### WHAT IS REQUIRED
Show every line where "this" occurs.

(Records)

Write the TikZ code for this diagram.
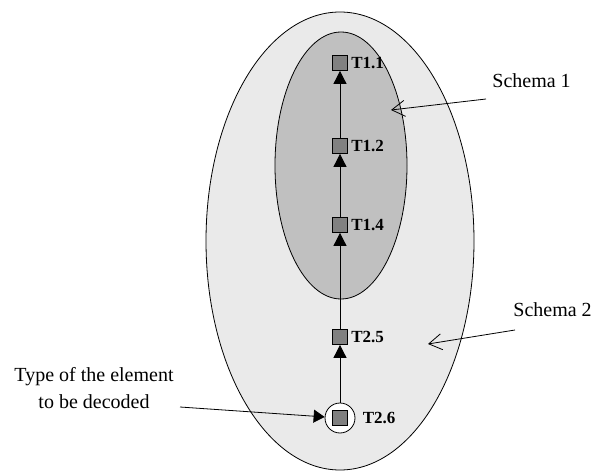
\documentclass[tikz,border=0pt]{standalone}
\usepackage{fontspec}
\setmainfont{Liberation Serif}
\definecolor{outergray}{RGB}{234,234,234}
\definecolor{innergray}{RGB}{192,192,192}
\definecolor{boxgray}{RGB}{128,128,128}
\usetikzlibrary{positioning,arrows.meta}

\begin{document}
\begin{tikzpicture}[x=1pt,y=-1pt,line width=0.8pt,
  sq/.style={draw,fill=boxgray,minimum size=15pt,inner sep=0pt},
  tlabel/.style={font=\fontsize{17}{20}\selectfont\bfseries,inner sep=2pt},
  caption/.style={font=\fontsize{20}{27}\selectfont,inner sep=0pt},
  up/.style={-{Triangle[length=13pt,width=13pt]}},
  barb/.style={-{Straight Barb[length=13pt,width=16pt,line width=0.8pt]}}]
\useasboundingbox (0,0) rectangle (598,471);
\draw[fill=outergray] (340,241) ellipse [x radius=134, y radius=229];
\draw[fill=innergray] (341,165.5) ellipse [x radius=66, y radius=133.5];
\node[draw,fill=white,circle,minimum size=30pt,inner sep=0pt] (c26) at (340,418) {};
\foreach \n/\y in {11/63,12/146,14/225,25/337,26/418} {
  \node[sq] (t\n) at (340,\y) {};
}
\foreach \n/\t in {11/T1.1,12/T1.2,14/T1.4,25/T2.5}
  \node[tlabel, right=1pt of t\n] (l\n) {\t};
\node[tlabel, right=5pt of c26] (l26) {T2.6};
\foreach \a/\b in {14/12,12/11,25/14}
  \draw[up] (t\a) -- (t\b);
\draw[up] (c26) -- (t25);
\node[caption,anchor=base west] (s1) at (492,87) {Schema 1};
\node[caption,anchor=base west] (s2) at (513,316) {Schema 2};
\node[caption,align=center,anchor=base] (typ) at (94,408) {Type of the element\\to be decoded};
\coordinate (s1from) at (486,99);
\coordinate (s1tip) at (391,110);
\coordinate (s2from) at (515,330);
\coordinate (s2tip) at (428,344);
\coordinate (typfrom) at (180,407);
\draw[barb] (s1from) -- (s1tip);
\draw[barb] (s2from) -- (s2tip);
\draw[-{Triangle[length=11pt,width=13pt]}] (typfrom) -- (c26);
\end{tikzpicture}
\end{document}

...

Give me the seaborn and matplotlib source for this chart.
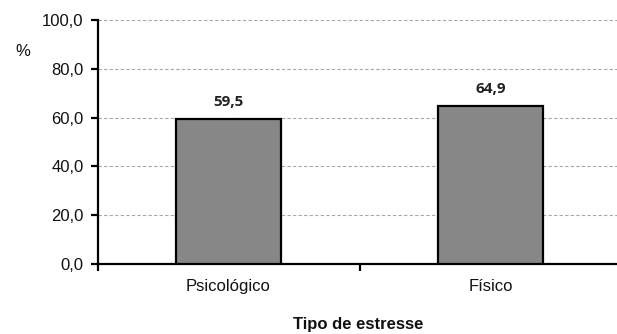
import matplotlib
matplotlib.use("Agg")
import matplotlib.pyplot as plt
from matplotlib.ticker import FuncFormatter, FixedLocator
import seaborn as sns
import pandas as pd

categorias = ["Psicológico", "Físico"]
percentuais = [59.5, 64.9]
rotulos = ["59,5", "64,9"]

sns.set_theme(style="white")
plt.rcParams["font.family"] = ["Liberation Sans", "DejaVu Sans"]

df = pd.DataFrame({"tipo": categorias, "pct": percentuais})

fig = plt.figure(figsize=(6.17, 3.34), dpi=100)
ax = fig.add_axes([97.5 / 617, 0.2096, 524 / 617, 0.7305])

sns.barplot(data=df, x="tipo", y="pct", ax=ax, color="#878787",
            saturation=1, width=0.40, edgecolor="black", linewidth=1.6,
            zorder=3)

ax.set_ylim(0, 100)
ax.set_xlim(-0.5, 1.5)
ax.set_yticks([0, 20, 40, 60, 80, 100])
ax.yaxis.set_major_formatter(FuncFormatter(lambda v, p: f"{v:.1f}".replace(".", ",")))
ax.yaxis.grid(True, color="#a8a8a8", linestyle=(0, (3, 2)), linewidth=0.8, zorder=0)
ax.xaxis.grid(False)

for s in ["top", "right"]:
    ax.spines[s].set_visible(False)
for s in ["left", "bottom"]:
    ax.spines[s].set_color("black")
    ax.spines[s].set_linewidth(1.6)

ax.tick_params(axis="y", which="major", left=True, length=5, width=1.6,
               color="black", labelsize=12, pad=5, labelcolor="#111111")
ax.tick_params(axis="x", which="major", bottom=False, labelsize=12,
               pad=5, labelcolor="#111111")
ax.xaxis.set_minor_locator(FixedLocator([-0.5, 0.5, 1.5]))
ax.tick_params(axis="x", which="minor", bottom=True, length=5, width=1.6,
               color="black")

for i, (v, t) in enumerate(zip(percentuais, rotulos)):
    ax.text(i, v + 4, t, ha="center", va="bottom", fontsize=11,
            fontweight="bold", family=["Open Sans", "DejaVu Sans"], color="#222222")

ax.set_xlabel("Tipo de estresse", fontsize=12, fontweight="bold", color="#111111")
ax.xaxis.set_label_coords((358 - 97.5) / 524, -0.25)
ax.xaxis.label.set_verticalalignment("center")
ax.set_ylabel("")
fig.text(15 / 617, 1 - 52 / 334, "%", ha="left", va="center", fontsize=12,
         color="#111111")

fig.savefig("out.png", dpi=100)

### CORRECT ANSWER
Write the TikZ code for this diagram.
Give me the seaborn and matplotlib source for this chart.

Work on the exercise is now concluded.